Le 21 janvier 1995, l'agent de sécurité soussigné a procédé à une enquête dans le lieu de travail exploité par Les Lignes aériennes Canadien International Ltée, employeur assujetti à la partie II du Code canadien du travail, et pour qui, M. Pierre Smarlack travaille à titre de chauffeur préposé d'escale, cet employeur est sis au 12600, Aérogare A-1, local 2134, Aéroport International de Montréal, Mirabel (Québec), J7N 1 C9, ledit lieu étant parfois connu sous le nom de Centre de dégivrage.

 

Ledit agent de sécurité est d'avis que les dispositions suivantes de la partie II du Code canadien du travail sont enfreintes :

 

L'alinéa 126.(1) d) de la partie II du Code canadien du travail (partie II)

 

L'employé n'a pas suivi les consignes de l'employeur sur le dégivrage, en prenant la décision de dégivrer un B 747-400 les moteurs en marche, de telle sorte que des accidents sont survenus.

 

L'alinéa 126.(1) c) de la partie II du Code canadien du travail (partie II)

 

L'employé en n'ayant pas suivi les consignes de son employeur de ne pas dégivrer un B747-400 les moteurs en marche, n'a pas pris les mesures nécessaires pour assurer sa propre sécurité et sa santé ainsi que celles de ses compagnons de travail de telle sorte que des accidents de travail sont survenus.

 

PAR CONSÉQUENT, il vous est ORDONNÉ PAR LES PRÉSENTES, en vertu du paragraphe 145(1) de la partie II du Code canadien du travail, de cesser toute contravention immédiatement.

 

Fait à LaSalle, ce 15e jour de mars 1995.

 

Denis Caron

Agent de sécurité

#1521

A : M. Pierre Smarlack

Chauffeur préposé d'escale

163, Domaine Cloutier

St-Colomban (Québec)

JOR IN0


Décision no 95-022

 

RÉSUMÉ DE LA DÉCISION DE L'AGENT RÉGIONAL DE SÉCURITÉ

 

Demandeur : M. Pierre Smarlack, "'Lead Snowman"

 

Partie intéressée : Le Procureur général du Canada

 

MOTS CLÉS

 

Dégivrage, Boeing 747-400, formation, Lead Snowman, A.P.U., BST (Bureau canadien d'enquête sur les accidents de transport et de la sécurité des transports)

 

DISPOSITION

 

Code : 126(1)(c), 126(l)(d), 145(1)

 

RÉSUMÉ

 

Suite à un accident tragique où trois employés de la compagnie Canadien occupés au dégivrage d'un aéronef de la compagnie Royal Air Maroc sont décédés, un agent de sécurité a donné une instruction à l'employé responsable sur place de l'opération de dégivrage.
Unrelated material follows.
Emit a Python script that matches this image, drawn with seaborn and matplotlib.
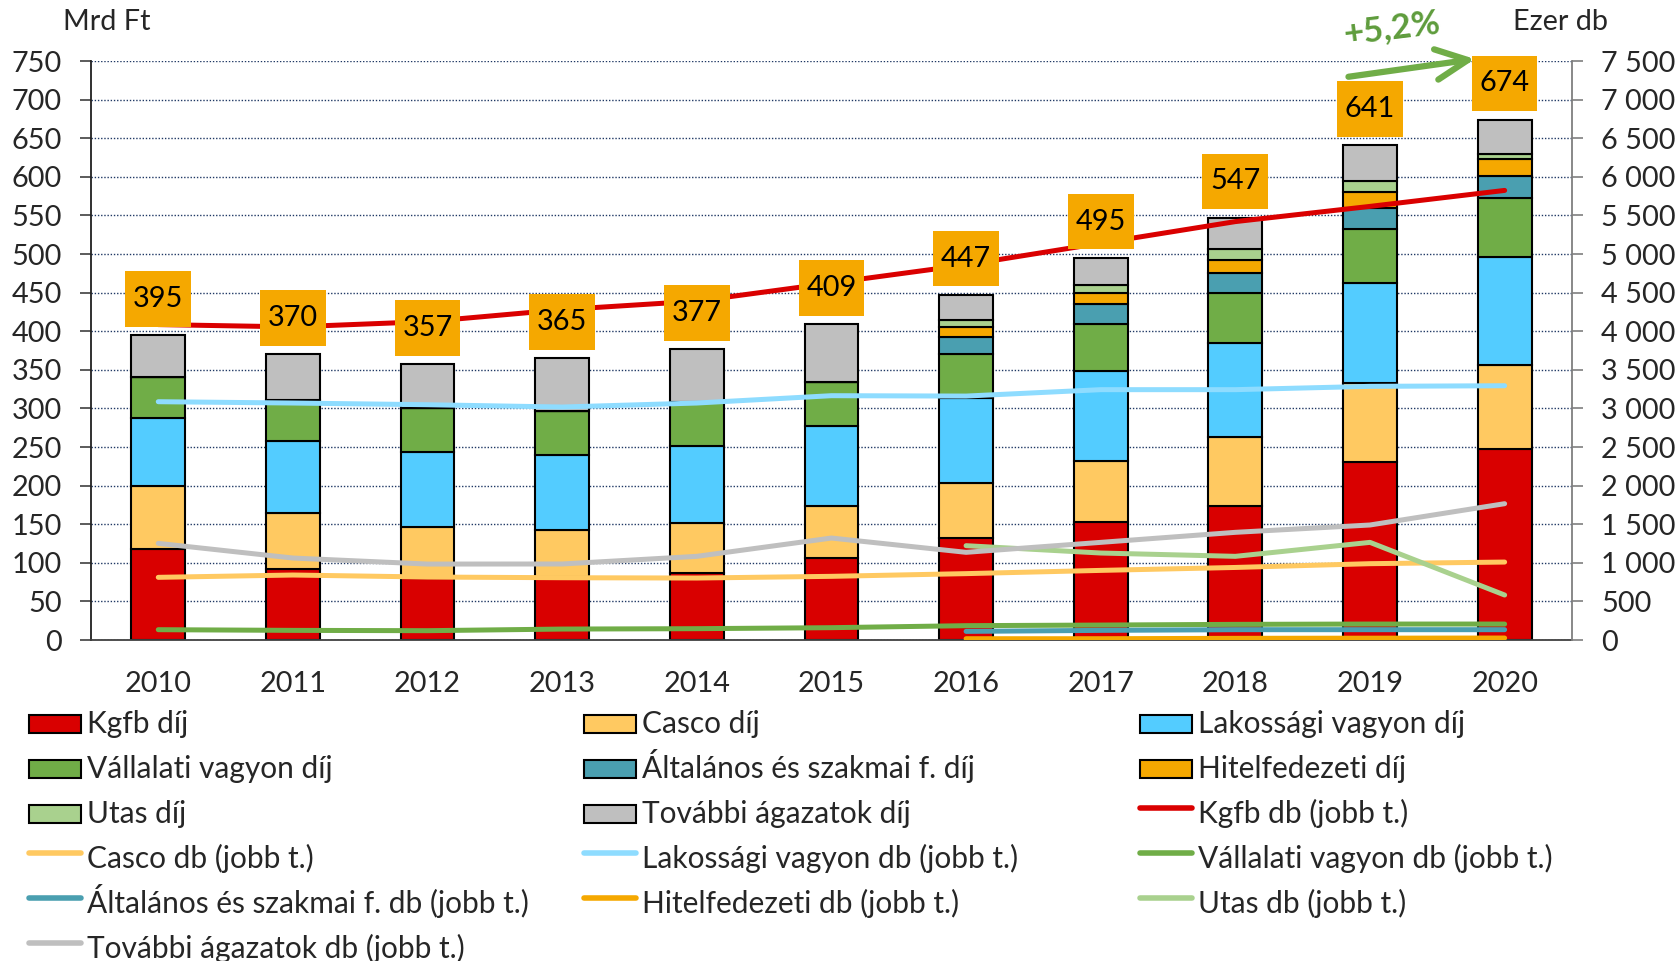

L'agent régional de sécurité (ARS) a été essentiellement en accord avec l'instruction donnée à l'employé. Il a toutefois MODIFIÉ l'instrution en retirant de celle-ci les références aux termes "de telle sorte que des accidents sont survenus". L'ARS a déterminé que le rôle de l'agent de sécurité, lorsqu'un accident aéronautique est enquêté par le BST, est de déterminer s'il y a eu contravention au Code. La détermination de la cause de l'accident appartient dans ces cas au BST.